An Oregon Ban on Grocery Taxes Could Hamstring Local Control of E-Cigarettes

Vaping and e-cigarettes are increasingly popular with young consumers.

Vaping and e-cigarettes are increasingly popular with young consumers. (Abby Gordon)

One of the debates raging around Measure 103, which would ban taxes on groceries, is what the measure would mean for e-cigarettes.

Unlike conventional cigarettes, e-cigarettes are not taxed in Oregon. But given the large and rapidly growing market they command—and concerns on the part of public health officials about their popularity among teens—that tax-free treatment is unlikely to last. So called "sin taxes"—on tobacco, alcohol, marijuana and gambling—are a crucial source of revenue for the state and for local governments. It's not a matter of if, but when, such taxes will cover e-cigarettes as well.

Unless, that is, critics of Measure 103 are correct in their assertion that the measure's sweeping language would make e-cigarette taxes unconstitutional.

"We would certainly like to be able to tax them," says state Rep. Barbara Smith Warner (D-Portland), a member of the House Revenue Committee. "You tax to discourage consumption, especially among young people, who are very sensitive to price. But e-cigarettes and vaping supplies are not listed in the exemptions to Measure 103, so the manufacturers will say they cannot be taxed."

Measure 103 would amend the Oregon Constitution to ban taxes on "groceries," but what that term includes has been the subject of debate. The measure grants exceptions for tobacco products, but opponents say the measure would ban potential future taxes on e-cigarettes and vaping products.

That's because these "inhalant delivery systems" contain nicotine but do not contain tobacco.

Adding to the ambiguity, nicotine derived from tobacco is sometimes considered a tobacco product. This means vaping products that do not contain tobacco but contain nicotine derived from it might be included in Measure 103's exemption for tobacco products. But if the products contain synthetic nicotine or nicotine derived from other plants? Multnomah County couldn't tax them.

Related: Measure 103 will ban taxes on groceries. What else will it do?

In a Sept. 20 memo on Measure 103, assistant Multnomah County attorney Will Glasson wrote, "Operational impacts would also extend to the county's ability to regulate the sale of particular 'grocery' items for public health concerns," including nicotine vaping items.

A ban on e-cigarette taxes would arrive just as vaping is gaining traction in high schools—and raising alarm among public health officials nationwide.

"When a nicotine product is sweet and cheap, young people buy it," says Dr. Jennifer Vines, a deputy Multnomah County health officer. "From a public health standpoint, we now have two battlefronts. We hope we're not witnessing the next wave" of nicotine addiction.

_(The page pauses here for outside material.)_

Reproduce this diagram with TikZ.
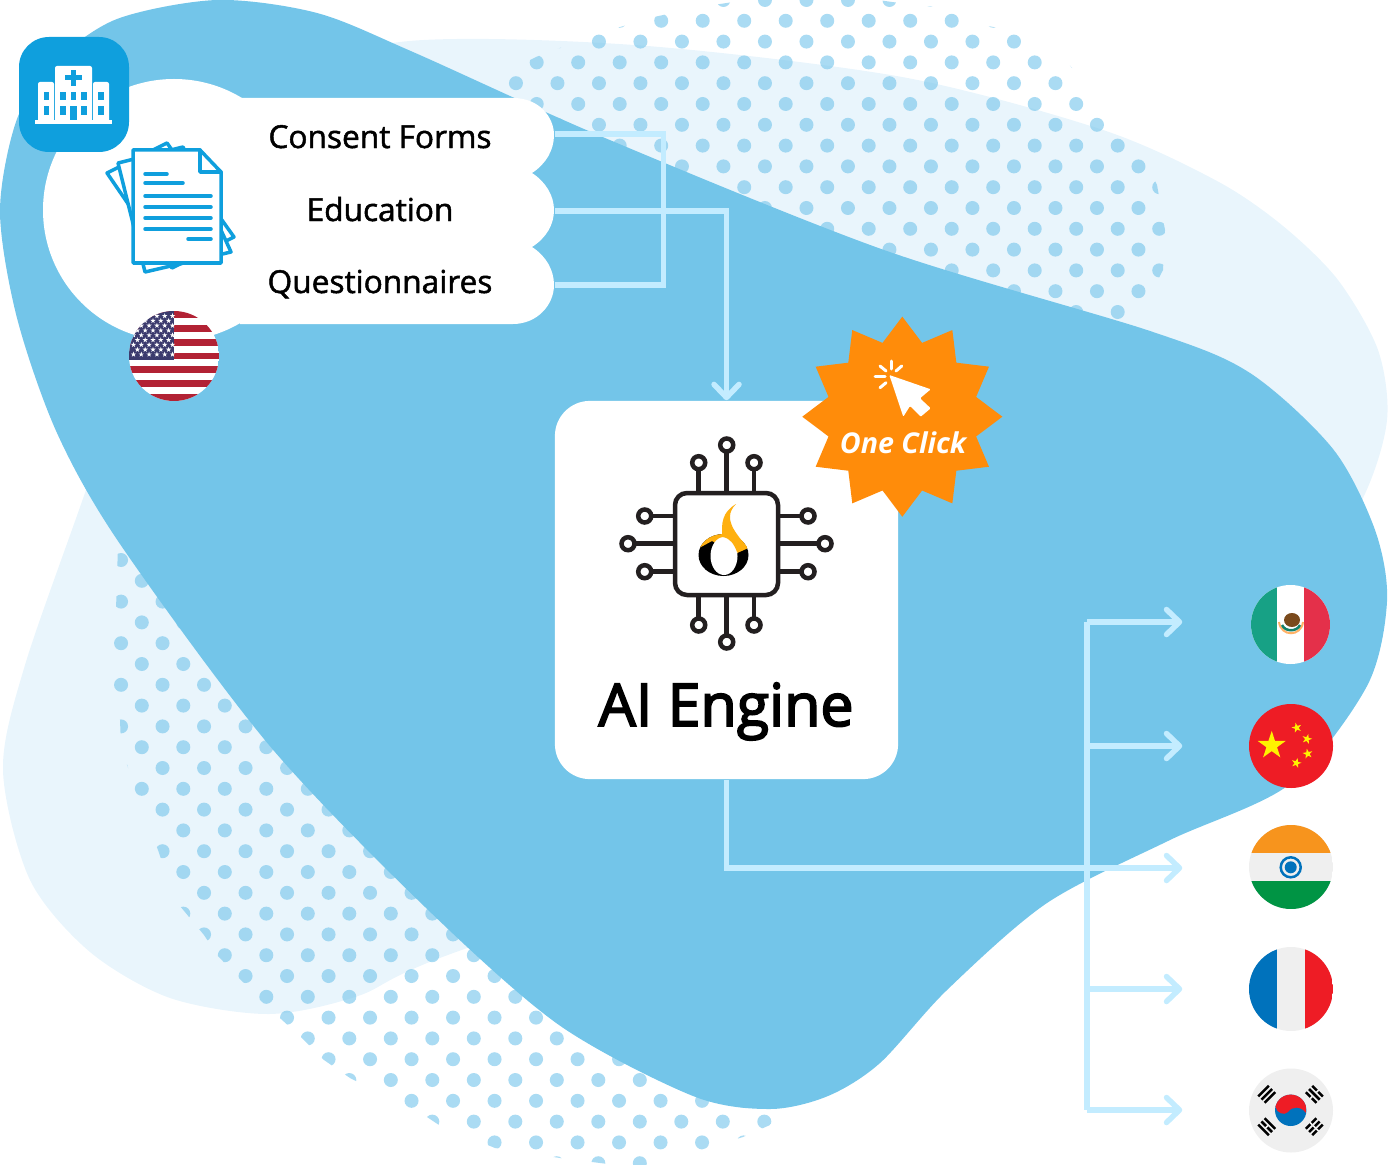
\documentclass[tikz,border=0pt]{standalone}
\usepackage{fontspec}
\setmainfont{Open Sans}
\newfontface\enginefont{Open Sans}[FakeBold=3]
\newfontface\formfont{Open Sans}[FakeBold=1.5]
\usetikzlibrary{arrows.meta,shapes.geometric}
\definecolor{blobblue}{HTML}{73C5E9}
\definecolor{paleblue}{HTML}{E9F5FC}
\definecolor{dotblue}{HTML}{7CC8EC}
\definecolor{wireblue}{HTML}{C3ECFF}
\definecolor{tileblue}{HTML}{0F9FDD}
\definecolor{burstorange}{HTML}{FF8C0A}
\definecolor{chipdark}{HTML}{231F20}
\definecolor{flamegold}{HTML}{FFB00F}
\definecolor{flaggrey}{HTML}{EFEFEF}
\definecolor{flagred}{HTML}{EE1C25}
\definecolor{flagblue}{HTML}{0072BC}
\definecolor{usred}{HTML}{B22234}
\definecolor{usblue}{HTML}{3C3B6E}
\definecolor{mexgreen}{HTML}{17A185}
\definecolor{mexred}{HTML}{E4304A}
\definecolor{mexbrown}{HTML}{7A4A1C}
\definecolor{chinayellow}{HTML}{FFF200}
\definecolor{indiaorange}{HTML}{F7941D}
\definecolor{indiagreen}{HTML}{009444}
\tikzset{
	wire/.style={draw=wireblue,line width=0.055cm},
	wirearrow/.style={wire,-{Straight Barb[length=0.13cm,width=0.25cm,round]}},
	flagnode/.style={circle,minimum size=0.84cm,inner sep=0pt},
	formtext/.style={minimum width=3.48cm,inner sep=0pt,text depth=0.08cm,font=\fontsize{9}{11}\formfont},
	chipline/.style={draw=chipdark,line width=0.045cm},
	docline/.style={draw=tileblue,line width=0.035cm,line cap=round,line join=round},
	dotclip/.style={fill=dotblue,opacity=0.65}
}
\def\chippin(#1,#2)(#3,#4){\draw[chipline] (#1,#2) -- (#3,#4); \draw[chipline,fill=white] (#3,#4) circle (6.5);}
\def\starat(#1,#2,#3,#4)[#5]{\fill[#5,shift={(#1,#2)},rotate=#4] (0,0) +(-90:#3) -- +(-54:{0.382*#3}) -- +(-18:#3) -- +(18:{0.382*#3}) -- +(54:#3) -- +(90:{0.382*#3}) -- +(126:#3) -- +(162:{0.382*#3}) -- +(198:#3) -- +(234:{0.382*#3}) -- cycle;}
\def\trigram(#1,#2,#3)[#4,#5,#6]{\begin{scope}[shift={(#1,#2)},rotate=#3]
	\foreach \barpos/\barcut in {-4.5/#4,0/#5,4.5/#6} {
		\draw[black,line width=0.025cm] (-7.5,\barpos) -- (7.5,\barpos);
		\ifnum\barcut=1 \draw[flaggrey,line width=0.04cm] (-0.8,\barpos) -- (0.8,\barpos); \fi
	}
\end{scope}}

\begin{document}
\begin{tikzpicture}[x=0.01cm,y=-0.01cm]
	\path[use as bounding box,clip] (0,0) rectangle (1389,1164);
	
	\fill[paleblue] plot[smooth cycle] coordinates {(400,42) (634,45) (902,77) (1103,130) (1217,181) (1283,226) (1338,280) (1378,350) (1387,420) (1363,498) (1300,600) (900,800) (456,952) (358,996) (269,1014) (170,998) (90,952) (30,880) (3,770) (25,665) (87,487) (150,300) (280,90)};
	
	\begin{scope}
		\clip (480,85) -- (536,57) -- (600,33) -- (654,17) -- (700,7) -- (760,-2) -- (830,-7) -- (892,2) -- (960,10) -- (982,25) -- (1022,32) -- (1065,60) -- (1100,100) -- (1135,140) -- (1157,185) -- (1165,230) -- (1163,270) -- (1150,295) -- (1130,320) -- (1148,342) -- (900,340) -- cycle;
		\foreach \k in {0,...,16} {
			\foreach \n in {-6,...,11} {
				\pgfmathsetmacro{\dotx}{702.7+41.5*\n+20.75*mod(\k+1,2)}
				\fill[dotclip] (\dotx,20.8*\k) circle (7);
			}
		}
	\end{scope}
	\begin{scope}
		\clip (118,545) -- (116,610) -- (113,650) -- (113,690) -- (120,720) -- (121,745) -- (135,790) -- (158,850) -- (175,900) -- (204,935) -- (218,956) -- (238,977) -- (260,1000) -- (281,1019) -- (303,1039) -- (324,1060) -- (350,1078) -- (427,1117) -- (439,1125) -- (495,1148) -- (560,1158) -- (640,1168) -- (700,1150) -- (743,1137) -- (770,1125) -- (785,1105) -- (800,600) -- cycle;
		\foreach \k in {0,...,29} {
			\foreach \n in {-1,...,17} {
				\pgfmathsetmacro{\dotx}{141.8+41.5*\n+20.75*mod(\k+1,2)}
				\fill[dotclip] (\dotx,560+20.8*\k) circle (7);
			}
		}
	\end{scope}
	
	\fill[blobblue] plot[smooth cycle] coordinates {(217,0) (317,13) (413,52) (605,138) (884,250) (1150,331) (1250,373) (1333,449) (1375,530) (1387,601) (1367,686) (1290,784) (1170,840) (1047,903) (947,990) (880,1063) (828,1096) (770,1109) (693,1096) (559,1025) (425,907) (269,745) (120,544) (57,433) (17,318) (0,211) (17,119) (55,62) (117,19)};
	
	\fill[white] (174,210) circle (131);
	\fill[white] (240,98) -- (513,98) .. controls (540,98) and (554,118) .. (554,135) .. controls (554,150) and (546,164) .. (532,173) .. controls (546,182) and (554,196) .. (554,210) .. controls (554,225) and (546,238) .. (532,247) .. controls (546,256) and (554,270) .. (554,285) .. controls (554,305) and (537,324) .. (513,324) -- (240,324) -- cycle;
	
	\node[formtext,text height=0.36cm] (consent) at (380,134) {Consent Forms};
	\node[formtext,text height=0.28cm] (education) at (380,211) {Education};
	\node[formtext,text height=0.24cm] (questionnaires) at (380,285) {Questionnaires};
	\node[fill=white,rounded corners=0.35cm,minimum width=3.43cm,minimum height=3.78cm,inner sep=0pt] (engine) at (726.5,590) {};
	\node[anchor=base,font=\fontsize{16.8}{20}\enginefont] (enginetext) at (726,726) {AI Engine};
	
	\node[flagnode] (mexico) at (1291,622) {};
	\node[flagnode] (china) at (1291,746) {};
	\node[flagnode] (india) at (1291,868) {};
	\node[flagnode] (france) at (1291,989) {};
	\node[flagnode] (korea) at (1291,1110) {};
	\coordinate (formsbend) at (663.5,210);
	\coordinate (bus) at (1087,868);
	
	\draw[wire] (consent.east) -| (formsbend) |- (questionnaires.east);
	\draw[wirearrow] (education.east) -| (engine.north);
	\draw[wirearrow,shorten >=0.66cm] (engine.south) |- (india.west);
	\draw[wire] (bus |- mexico) -- (bus |- korea);
	\draw[wirearrow,shorten >=0.66cm] (bus |- mexico) -- (mexico.west);
	\draw[wirearrow,shorten >=0.66cm] (bus |- china) -- (china.west);
	\draw[wirearrow,shorten >=0.66cm] (bus |- france) -- (france.west);
	\draw[wirearrow,shorten >=0.66cm] (bus |- korea) -- (korea.west);
	
	\fill[tileblue,rounded corners=0.3cm] (19,37) rectangle (129,152);
	\fill[white,rounded corners=0.02cm] (55,66) rectangle (92,122);
	\fill[white,rounded corners=0.02cm] (38,82) rectangle (54,122);
	\fill[white,rounded corners=0.02cm] (93,82) rectangle (109,122);
	\fill[white] (35,120) rectangle (112,124);
	\fill[tileblue] (71,70) rectangle (76,86);
	\fill[tileblue] (65,75.5) rectangle (82,80.5);
	\fill[tileblue] (43.5,92) rectangle (49,100);
	\fill[tileblue] (43.5,106) rectangle (49,115);
	\fill[tileblue] (98,92) rectangle (104,100);
	\fill[tileblue] (98,106) rectangle (104,115);
	\fill[tileblue] (60,92) rectangle (66,100);
	\fill[tileblue] (60,106) rectangle (66,115);
	\fill[tileblue] (71,92) rectangle (76,100);
	\fill[tileblue] (81,92) rectangle (87,100);
	\fill[tileblue] (81,106) rectangle (87,115);
	\fill[tileblue] (70,106) rectangle (77,120);
	
	\draw[docline,fill=white] (107,173) -- (167,143) -- (234,237) -- (172,268) -- cycle;
	\draw[docline,fill=white] (118,163) -- (183,147) -- (231,252) -- (145,272) -- cycle;
	\draw[docline,fill=white] (133,150) -- (200,150) -- (221,172) -- (221,263) -- (133,263) -- cycle;
	\draw[docline] (200,150) -- (200,172) -- (221,172);
	\draw[docline] (145,174) -- (167,174);
	\draw[docline] (145,183) -- (183,183);
	\draw[docline] (145,196) -- (211,196);
	\draw[docline] (145,207) -- (211,207);
	\draw[docline] (145,218) -- (211,218);
	\draw[docline] (145,229) -- (211,229);
	\draw[docline] (188,239) -- (211,239);
	
	\begin{scope}
		\clip (174,356) circle (45);
		\fill[white] (129,311) rectangle (219,401);
		\foreach \k in {0,2,...,12} {
			\fill[usred] (129,311+6.92*\k) rectangle (219,311+6.92*\k+6.92);
		}
		\fill[usblue] (129,311) rectangle (174,359.5);
		\foreach \k in {0,...,4} {
			\foreach \n in {0,...,5} {
				\starat(133.5+7.8*\n,316+9.6*\k,2.8,0)[white]
			}
		}
		\foreach \k in {0,...,3} {
			\foreach \n in {0,...,4} {
				\starat(137.4+7.8*\n,320.8+9.6*\k,2.8,0)[white]
			}
		}
	\end{scope}
	
	\node[star,star points=12,star point ratio=1.31,minimum size=2cm,inner sep=0pt,fill=burstorange] (burst) at (902.3,416.7) {};
	\fill[white,rounded corners=0.01cm] (889.3,375) -- (930.7,389.3) -- (920,398.3) -- (930.7,408.3) -- (920.7,416.7) -- (910,406) -- (903.3,416.7) -- cycle;
	\draw[white,line width=0.03cm,line cap=round] (891,361) -- (891,369);
	\draw[white,line width=0.03cm,line cap=round] (901.7,366) -- (896,371);
	\draw[white,line width=0.03cm,line cap=round] (880,366) -- (886,371);
	\draw[white,line width=0.03cm,line cap=round] (875,376.7) -- (885,376.7);
	\draw[white,line width=0.03cm,line cap=round] (880,387.7) -- (886,382.7);
	\node[text=white,font=\fontsize{8.15}{10}\selectfont\bfseries\itshape] (clicktext) at (903,443) {One Click};
	
	\chippin(698.7,493)(698.7,462.7)
	\chippin(726.7,493)(726.7,445)
	\chippin(754,493)(754,462.7)
	\chippin(698.7,595)(698.7,625)
	\chippin(726.7,595)(726.7,642)
	\chippin(754,595)(754,625)
	\chippin(675,516)(644.7,516)
	\chippin(675,543.7)(628,543.7)
	\chippin(675,571.7)(644.7,571.7)
	\chippin(778,516)(808,516)
	\chippin(778,543.7)(825,543.7)
	\chippin(778,571.7)(808,571.7)
	\draw[chipline,rounded corners=0.12cm] (675,493) rectangle (778,595);
	
	\fill[black] (723.5,555) ellipse (25 and 21);
	\begin{scope}
		\clip (690,553) -- (712,541) -- (735,554) -- (755,545) -- (755,500) -- (690,500) -- cycle;
		\fill[flamegold] (723.5,555) ellipse (25 and 21);
	\end{scope}
	\fill[white] (724,556) ellipse (13.5 and 19);
	\fill[flamegold] (722.5,537) .. controls (721,524) and (722,512) .. (736,504) .. controls (728,512) and (729,520) .. (733,528) .. controls (737,535) and (742,541) .. (747,547) -- (737,552) .. controls (734,544) and (730,538) .. (722.5,537) -- cycle;
	
	\begin{scope}
		\clip (1290.5,624.5) circle (39.5);
		\fill[white] (1250,584) rectangle (1331,665);
		\fill[mexgreen] (1250,584) rectangle (1277.3,665);
		\fill[mexred] (1304,584) rectangle (1331,665);
		\fill[mexbrown] (1292,620) ellipse (8 and 7);
		\draw[orange!60!white,line width=0.02cm] (1279,622) .. controls (1281,637) and (1301,637) .. (1303,622);
		\draw[mexgreen!80!black,line width=0.025cm] (1282,625) .. controls (1285,632) and (1297,632) .. (1300,625);
	\end{scope}
	
	\fill[flagred] (1291,746) circle (42);
	\starat(1271.7,745.5,14.7,0)[chinayellow]
	\starat(1296.7,727.7,5.2,15)[chinayellow]
	\starat(1307,739,5.2,-15)[chinayellow]
	\starat(1307.7,753.7,5.2,10)[chinayellow]
	\starat(1296.3,763,5.2,-15)[chinayellow]
	
	\begin{scope}
		\clip (1291,867) circle (42);
		\fill[flaggrey] (1249,825) rectangle (1333,909);
		\fill[indiaorange] (1249,825) rectangle (1333,853.3);
		\fill[indiagreen] (1249,881.3) rectangle (1333,909);
	\end{scope}
	\draw[flagblue,line width=0.025cm] (1290.7,867.3) circle (10);
	\fill[flagblue] (1290.7,867.3) circle (6);
	
	\begin{scope}
		\clip (1291,989) circle (42);
		\fill[flaggrey] (1249,947) rectangle (1333,1031);
		\fill[flagblue] (1249,947) rectangle (1276.7,1031);
		\fill[flagred] (1305,947) rectangle (1333,1031);
	\end{scope}
	
	\fill[flaggrey] (1291,1110.5) circle (42);
	\begin{scope}
		\clip (1290.7,1110.3) circle (15.7);
		\fill[flagblue] (1274,1094) rectangle (1308,1127);
		\fill[flagred] (1275.5,1107) .. controls (1277,1113) and (1284,1116) .. (1288,1112) .. controls (1292,1106) and (1301,1106) .. (1306,1113) -- (1308,1094) -- (1274,1094) -- cycle;
	\end{scope}
	\trigram(1266.7,1094.3,45)[0,0,0]
	\trigram(1314.3,1094.3,-45)[1,0,1]
	\trigram(1266.7,1126.7,-45)[0,1,0]
	\trigram(1314.3,1126.7,45)[1,1,1]
\end{tikzpicture}
\end{document}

Multnomah County banned the sale of inhalant delivery systems to minors in March 2015. Two years later, Gov. Kate Brown signed a law banning the sale of tobacco products and inhalant delivery systems to persons under 21.

Yet neither the state nor Multnomah County have taxed e-cigarettes and vaping products like Juuls, despite widespread concern over their safety and popularity with teens and young adults.

Multnomah County Chairwoman Deborah Kafoury said in May 2015 that the board would consider taxing e-cigarettes. Kafoury said the county would first wait to see what action the state Legislature would take that session. In the more than three years since, no tax has been levied—by the state or county.

The county board is still considering taxing e-cigarettes, but there has been confusion whether existing state taxes on cigarettes prevent the county from levying additional taxes.

In Oregon, tobacco taxes are pre-empted at the state level, meaning counties cannot levy additional taxes on cigarettes, according to the county. Whether that pre-emption applies to e-cigarettes and vaping products is subject to debate.

County Commissioner Sharon Meieran says county officials are still waiting on state lawmakers to act.

"I hope the state will begin taxing e-cigarettes and vaping products," she says. "Even if it would be legal to tax e-cigarettes at a local level, tobacco taxes work most effectively if they apply statewide, and that is where this policy makes the most sense.  If the state fails to adopt such a tax, I would want to fully explore our options to do so here at the county."

In the 2017 regular session, six proposed House bills would have taxed e-cigarettes and vaping products. None passed.

One of the 2017 bills was House Bill 3467. Rep. Julie Parrish (R-West Linn) was a chief sponsor of the bill, which would have taxed e-cigarettes and used the revenue to fund mental health and substance abuse programs. (It was part of a bevy of provisions that were unpalatable to Democrats.)

Now, Parrish supports Measure 103. If it passes, Parrish says any subsequent proposal for an e-cigarette tax would prompt the courts to look at what voters intended when they passed the measure and conclude that e-cigarettes and vaping products are not tax-exempt.

"I am still firmly in support of passing a vaping tax," Parrish says. Measure 103 "is aimed to ban taxes on food we need for nutrition and sustenance. The expectation when voters read [Measure 103] is that tobacco products are not food."